▶ What you should do:
Your task is to quote the listing below exactly, beginning with its first line and ending on the line bearing "plt.rcParams['mathtext.default'] = 'regular'".

▶ Source data:

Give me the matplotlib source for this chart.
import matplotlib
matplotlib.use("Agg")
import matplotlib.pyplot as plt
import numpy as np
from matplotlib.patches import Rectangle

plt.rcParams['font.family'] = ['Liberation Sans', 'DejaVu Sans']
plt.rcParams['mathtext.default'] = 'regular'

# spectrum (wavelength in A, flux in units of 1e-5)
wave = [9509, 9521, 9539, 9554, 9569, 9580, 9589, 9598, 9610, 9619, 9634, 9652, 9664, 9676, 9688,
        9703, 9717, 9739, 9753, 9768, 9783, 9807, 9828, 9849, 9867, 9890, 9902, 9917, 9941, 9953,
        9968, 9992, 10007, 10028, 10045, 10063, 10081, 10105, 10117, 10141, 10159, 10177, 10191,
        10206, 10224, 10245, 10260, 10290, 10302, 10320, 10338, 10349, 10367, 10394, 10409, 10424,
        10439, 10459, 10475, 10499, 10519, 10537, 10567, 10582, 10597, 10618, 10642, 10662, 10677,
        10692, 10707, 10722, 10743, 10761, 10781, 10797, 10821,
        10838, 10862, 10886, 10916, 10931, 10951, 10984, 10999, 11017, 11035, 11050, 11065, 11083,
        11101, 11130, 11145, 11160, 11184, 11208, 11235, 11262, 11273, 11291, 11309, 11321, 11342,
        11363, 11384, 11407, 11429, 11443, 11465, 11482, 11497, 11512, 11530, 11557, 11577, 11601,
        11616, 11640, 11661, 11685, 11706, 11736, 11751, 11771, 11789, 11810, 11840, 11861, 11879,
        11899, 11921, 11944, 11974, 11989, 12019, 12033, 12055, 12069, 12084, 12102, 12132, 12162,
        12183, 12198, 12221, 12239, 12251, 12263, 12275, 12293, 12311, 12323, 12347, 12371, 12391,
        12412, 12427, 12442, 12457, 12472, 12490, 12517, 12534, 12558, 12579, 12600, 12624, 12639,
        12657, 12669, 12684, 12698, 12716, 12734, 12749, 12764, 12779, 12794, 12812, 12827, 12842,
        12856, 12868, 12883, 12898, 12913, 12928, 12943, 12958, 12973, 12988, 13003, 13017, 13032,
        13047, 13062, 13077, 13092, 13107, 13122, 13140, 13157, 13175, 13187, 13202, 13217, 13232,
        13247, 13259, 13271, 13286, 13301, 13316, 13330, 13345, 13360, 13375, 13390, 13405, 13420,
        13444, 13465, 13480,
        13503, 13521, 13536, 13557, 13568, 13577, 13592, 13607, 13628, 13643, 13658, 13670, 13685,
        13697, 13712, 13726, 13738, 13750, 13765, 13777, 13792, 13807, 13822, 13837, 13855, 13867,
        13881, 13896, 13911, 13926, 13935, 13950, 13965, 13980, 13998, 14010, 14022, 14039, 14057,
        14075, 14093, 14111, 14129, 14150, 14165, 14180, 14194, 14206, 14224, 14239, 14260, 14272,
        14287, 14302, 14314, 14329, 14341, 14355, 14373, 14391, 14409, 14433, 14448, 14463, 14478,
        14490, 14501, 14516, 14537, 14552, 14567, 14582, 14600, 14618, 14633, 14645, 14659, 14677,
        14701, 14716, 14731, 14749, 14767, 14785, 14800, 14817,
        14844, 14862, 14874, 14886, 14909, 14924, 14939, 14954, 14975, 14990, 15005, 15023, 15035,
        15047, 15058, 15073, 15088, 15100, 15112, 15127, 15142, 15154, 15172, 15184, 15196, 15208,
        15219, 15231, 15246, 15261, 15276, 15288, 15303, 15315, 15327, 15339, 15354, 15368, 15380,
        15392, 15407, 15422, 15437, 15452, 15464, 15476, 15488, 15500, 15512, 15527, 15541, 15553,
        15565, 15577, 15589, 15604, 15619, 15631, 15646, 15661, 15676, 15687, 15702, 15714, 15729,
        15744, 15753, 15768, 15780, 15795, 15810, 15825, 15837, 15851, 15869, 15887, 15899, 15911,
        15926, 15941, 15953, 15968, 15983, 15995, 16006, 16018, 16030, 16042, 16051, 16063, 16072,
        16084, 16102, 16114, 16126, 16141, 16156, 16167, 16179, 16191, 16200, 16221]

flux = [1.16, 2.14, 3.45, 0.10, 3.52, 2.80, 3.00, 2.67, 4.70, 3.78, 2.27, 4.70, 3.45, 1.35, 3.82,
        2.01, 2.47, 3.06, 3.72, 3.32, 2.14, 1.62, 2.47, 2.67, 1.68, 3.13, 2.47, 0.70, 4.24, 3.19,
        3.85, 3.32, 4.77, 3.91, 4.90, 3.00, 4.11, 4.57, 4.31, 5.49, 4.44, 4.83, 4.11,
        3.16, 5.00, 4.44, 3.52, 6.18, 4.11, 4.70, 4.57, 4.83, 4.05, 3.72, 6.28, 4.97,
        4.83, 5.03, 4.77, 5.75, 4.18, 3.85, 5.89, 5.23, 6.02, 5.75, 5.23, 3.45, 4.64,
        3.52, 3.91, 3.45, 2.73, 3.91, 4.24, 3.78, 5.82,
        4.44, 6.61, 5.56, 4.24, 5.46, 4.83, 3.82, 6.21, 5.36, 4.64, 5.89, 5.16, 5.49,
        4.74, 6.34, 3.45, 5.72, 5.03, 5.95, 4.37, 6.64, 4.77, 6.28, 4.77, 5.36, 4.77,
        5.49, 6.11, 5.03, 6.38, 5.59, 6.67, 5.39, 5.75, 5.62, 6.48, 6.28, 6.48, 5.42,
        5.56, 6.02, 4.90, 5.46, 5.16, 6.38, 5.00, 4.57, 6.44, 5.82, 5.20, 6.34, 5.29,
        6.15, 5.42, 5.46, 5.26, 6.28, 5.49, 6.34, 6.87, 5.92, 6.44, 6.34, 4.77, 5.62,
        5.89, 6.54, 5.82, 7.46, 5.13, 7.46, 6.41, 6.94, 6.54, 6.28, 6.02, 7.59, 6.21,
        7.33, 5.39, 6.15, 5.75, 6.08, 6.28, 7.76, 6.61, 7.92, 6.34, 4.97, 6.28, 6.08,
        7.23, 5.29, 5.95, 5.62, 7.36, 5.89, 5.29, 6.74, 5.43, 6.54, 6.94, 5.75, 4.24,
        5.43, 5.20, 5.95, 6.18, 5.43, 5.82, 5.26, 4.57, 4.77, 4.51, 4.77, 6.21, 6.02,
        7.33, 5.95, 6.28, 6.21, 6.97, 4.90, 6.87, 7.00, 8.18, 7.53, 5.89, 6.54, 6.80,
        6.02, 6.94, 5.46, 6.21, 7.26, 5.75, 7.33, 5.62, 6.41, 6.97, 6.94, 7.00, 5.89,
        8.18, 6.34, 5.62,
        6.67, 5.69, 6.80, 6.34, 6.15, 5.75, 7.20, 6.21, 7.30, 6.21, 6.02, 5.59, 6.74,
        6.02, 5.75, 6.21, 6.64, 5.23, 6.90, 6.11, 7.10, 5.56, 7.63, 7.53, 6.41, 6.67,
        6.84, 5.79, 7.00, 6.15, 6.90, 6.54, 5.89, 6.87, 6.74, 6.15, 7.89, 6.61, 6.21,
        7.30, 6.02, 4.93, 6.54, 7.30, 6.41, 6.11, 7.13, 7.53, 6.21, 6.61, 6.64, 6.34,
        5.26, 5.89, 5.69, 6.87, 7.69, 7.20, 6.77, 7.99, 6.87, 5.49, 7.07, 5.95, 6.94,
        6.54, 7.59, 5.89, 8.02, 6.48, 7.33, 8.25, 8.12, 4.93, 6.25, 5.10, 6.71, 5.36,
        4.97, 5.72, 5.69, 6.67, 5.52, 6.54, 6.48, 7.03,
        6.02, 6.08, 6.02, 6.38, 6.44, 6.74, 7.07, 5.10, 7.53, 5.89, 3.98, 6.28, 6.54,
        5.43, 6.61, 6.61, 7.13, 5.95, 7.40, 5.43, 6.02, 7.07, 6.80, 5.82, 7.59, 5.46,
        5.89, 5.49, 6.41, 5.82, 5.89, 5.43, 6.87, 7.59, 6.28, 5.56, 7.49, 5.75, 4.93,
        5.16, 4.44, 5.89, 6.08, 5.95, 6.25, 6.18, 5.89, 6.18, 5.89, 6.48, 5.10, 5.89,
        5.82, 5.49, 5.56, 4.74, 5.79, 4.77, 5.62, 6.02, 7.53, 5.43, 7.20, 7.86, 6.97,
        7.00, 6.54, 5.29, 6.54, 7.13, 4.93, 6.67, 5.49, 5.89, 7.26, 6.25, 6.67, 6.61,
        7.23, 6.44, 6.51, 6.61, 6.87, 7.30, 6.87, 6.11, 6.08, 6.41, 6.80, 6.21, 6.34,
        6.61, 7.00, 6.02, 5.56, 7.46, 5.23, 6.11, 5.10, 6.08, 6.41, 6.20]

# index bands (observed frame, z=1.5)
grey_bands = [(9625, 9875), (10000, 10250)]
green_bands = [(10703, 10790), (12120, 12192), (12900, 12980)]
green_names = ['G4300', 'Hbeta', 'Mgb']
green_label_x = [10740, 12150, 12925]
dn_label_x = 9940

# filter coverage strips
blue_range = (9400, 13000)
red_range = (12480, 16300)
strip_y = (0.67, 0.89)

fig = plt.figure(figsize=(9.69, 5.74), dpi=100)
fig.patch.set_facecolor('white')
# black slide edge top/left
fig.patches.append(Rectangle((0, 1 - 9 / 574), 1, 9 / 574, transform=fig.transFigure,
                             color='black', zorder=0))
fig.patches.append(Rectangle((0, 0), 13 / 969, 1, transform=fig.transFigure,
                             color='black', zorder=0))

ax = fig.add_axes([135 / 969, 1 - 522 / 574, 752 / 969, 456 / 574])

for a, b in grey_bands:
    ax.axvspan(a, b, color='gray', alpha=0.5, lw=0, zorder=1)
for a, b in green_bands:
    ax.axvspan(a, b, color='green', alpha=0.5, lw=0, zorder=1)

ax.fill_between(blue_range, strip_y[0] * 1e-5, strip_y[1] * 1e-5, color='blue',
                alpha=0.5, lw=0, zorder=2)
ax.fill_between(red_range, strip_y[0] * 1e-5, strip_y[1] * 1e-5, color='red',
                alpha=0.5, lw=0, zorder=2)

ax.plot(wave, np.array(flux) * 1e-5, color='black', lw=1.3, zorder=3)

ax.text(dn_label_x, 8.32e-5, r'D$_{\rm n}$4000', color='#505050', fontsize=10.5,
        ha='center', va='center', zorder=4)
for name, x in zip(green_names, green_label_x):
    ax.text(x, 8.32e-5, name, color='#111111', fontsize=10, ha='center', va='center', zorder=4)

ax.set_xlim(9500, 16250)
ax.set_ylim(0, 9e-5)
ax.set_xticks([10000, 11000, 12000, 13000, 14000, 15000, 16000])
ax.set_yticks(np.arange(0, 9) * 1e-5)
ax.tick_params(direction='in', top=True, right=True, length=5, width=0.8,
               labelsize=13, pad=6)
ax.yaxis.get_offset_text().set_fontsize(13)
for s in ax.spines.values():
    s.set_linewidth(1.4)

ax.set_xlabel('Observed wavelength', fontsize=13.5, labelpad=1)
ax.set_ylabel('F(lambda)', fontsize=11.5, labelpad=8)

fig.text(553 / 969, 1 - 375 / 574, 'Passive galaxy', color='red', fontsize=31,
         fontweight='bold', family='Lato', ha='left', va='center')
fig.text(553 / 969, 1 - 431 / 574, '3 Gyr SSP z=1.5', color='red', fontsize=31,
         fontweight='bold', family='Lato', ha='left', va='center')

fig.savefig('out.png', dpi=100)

▶ Task answer:
Give me the matplotlib source for this chart.
import matplotlib
matplotlib.use("Agg")
import matplotlib.pyplot as plt
import numpy as np
from matplotlib.patches import Rectangle

plt.rcParams['font.family'] = ['Liberation Sans', 'DejaVu Sans']
plt.rcParams['mathtext.default'] = 'regular'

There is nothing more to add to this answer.